═══ Dataset content ═══
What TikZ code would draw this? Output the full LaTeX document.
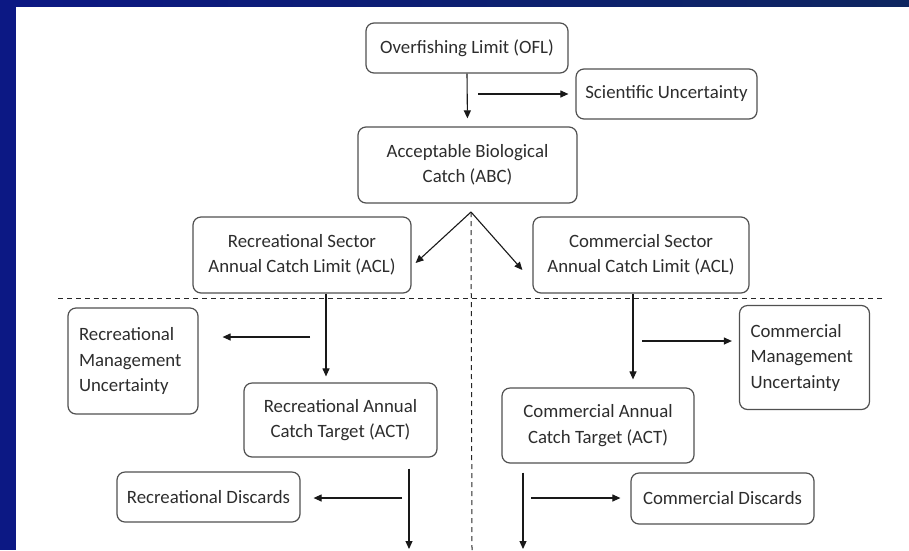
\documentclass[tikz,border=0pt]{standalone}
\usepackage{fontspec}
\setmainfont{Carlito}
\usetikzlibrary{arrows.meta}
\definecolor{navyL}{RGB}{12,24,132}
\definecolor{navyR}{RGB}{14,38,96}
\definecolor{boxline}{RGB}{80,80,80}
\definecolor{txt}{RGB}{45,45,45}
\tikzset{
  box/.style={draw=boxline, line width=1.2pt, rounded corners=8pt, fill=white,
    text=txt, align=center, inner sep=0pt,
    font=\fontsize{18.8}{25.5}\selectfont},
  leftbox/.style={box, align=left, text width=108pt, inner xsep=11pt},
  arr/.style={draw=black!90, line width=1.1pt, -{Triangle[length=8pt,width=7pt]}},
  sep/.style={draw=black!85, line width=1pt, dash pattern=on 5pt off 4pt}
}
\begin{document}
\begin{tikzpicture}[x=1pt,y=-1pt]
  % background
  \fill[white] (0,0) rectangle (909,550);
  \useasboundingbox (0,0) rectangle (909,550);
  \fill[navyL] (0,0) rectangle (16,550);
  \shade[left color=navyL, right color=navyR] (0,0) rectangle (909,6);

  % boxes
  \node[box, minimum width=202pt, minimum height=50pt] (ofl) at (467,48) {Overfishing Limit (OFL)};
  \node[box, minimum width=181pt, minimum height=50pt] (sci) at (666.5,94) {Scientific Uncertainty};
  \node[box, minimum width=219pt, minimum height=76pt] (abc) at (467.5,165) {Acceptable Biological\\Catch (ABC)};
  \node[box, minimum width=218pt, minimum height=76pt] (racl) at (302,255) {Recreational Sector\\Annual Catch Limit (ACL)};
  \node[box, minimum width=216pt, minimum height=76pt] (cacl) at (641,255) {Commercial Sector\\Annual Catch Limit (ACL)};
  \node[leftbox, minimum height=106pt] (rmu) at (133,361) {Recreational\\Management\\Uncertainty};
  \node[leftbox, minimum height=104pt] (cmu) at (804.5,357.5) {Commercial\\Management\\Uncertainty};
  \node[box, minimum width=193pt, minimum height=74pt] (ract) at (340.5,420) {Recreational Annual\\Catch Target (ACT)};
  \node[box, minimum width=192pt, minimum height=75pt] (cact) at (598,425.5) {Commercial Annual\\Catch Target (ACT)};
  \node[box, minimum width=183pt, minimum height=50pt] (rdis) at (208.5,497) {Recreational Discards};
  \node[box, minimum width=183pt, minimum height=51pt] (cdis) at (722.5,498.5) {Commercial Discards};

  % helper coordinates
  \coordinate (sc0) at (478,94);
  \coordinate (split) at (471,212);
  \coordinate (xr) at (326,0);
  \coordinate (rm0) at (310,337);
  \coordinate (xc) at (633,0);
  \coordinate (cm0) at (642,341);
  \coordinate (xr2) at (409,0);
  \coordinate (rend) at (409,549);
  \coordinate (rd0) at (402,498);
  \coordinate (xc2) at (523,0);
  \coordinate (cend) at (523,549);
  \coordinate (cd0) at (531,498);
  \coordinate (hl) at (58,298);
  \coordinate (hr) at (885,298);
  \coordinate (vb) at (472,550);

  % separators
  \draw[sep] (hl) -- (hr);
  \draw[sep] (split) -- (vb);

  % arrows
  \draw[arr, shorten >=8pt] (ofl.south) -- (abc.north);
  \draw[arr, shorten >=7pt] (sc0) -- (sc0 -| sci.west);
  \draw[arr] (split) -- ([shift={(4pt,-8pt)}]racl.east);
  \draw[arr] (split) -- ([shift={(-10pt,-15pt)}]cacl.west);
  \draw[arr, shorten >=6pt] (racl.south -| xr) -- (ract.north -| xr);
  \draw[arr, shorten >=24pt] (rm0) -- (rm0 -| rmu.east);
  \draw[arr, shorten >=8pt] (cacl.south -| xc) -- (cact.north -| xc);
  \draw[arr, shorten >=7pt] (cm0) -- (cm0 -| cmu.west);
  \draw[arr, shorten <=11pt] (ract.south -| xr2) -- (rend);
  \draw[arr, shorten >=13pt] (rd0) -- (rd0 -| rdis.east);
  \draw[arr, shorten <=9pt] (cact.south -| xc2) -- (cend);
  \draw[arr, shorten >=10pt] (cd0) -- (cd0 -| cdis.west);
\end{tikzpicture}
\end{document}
═══
§ **The task**
Give again, word for word, every line from the top of the data through the line with "(0,0) rectangle (909,6);", both ends included, and exclude the pictures.

§ **Correct result**
What TikZ code would draw this? Output the full LaTeX document.
\documentclass[tikz,border=0pt]{standalone}
\usepackage{fontspec}
\setmainfont{Carlito}
\usetikzlibrary{arrows.meta}
\definecolor{navyL}{RGB}{12,24,132}
\definecolor{navyR}{RGB}{14,38,96}
\definecolor{boxline}{RGB}{80,80,80}
\definecolor{txt}{RGB}{45,45,45}
\tikzset{
  box/.style={draw=boxline, line width=1.2pt, rounded corners=8pt, fill=white,
    text=txt, align=center, inner sep=0pt,
    font=\fontsize{18.8}{25.5}\selectfont},
  leftbox/.style={box, align=left, text width=108pt, inner xsep=11pt},
  arr/.style={draw=black!90, line width=1.1pt, -{Triangle[length=8pt,width=7pt]}},
  sep/.style={draw=black!85, line width=1pt, dash pattern=on 5pt off 4pt}
}
\begin{document}
\begin{tikzpicture}[x=1pt,y=-1pt]
  % background
  \fill[white] (0,0) rectangle (909,550);
  \useasboundingbox (0,0) rectangle (909,550);
  \fill[navyL] (0,0) rectangle (16,550);
  \shade[left color=navyL, right color=navyR] (0,0) rectangle (909,6);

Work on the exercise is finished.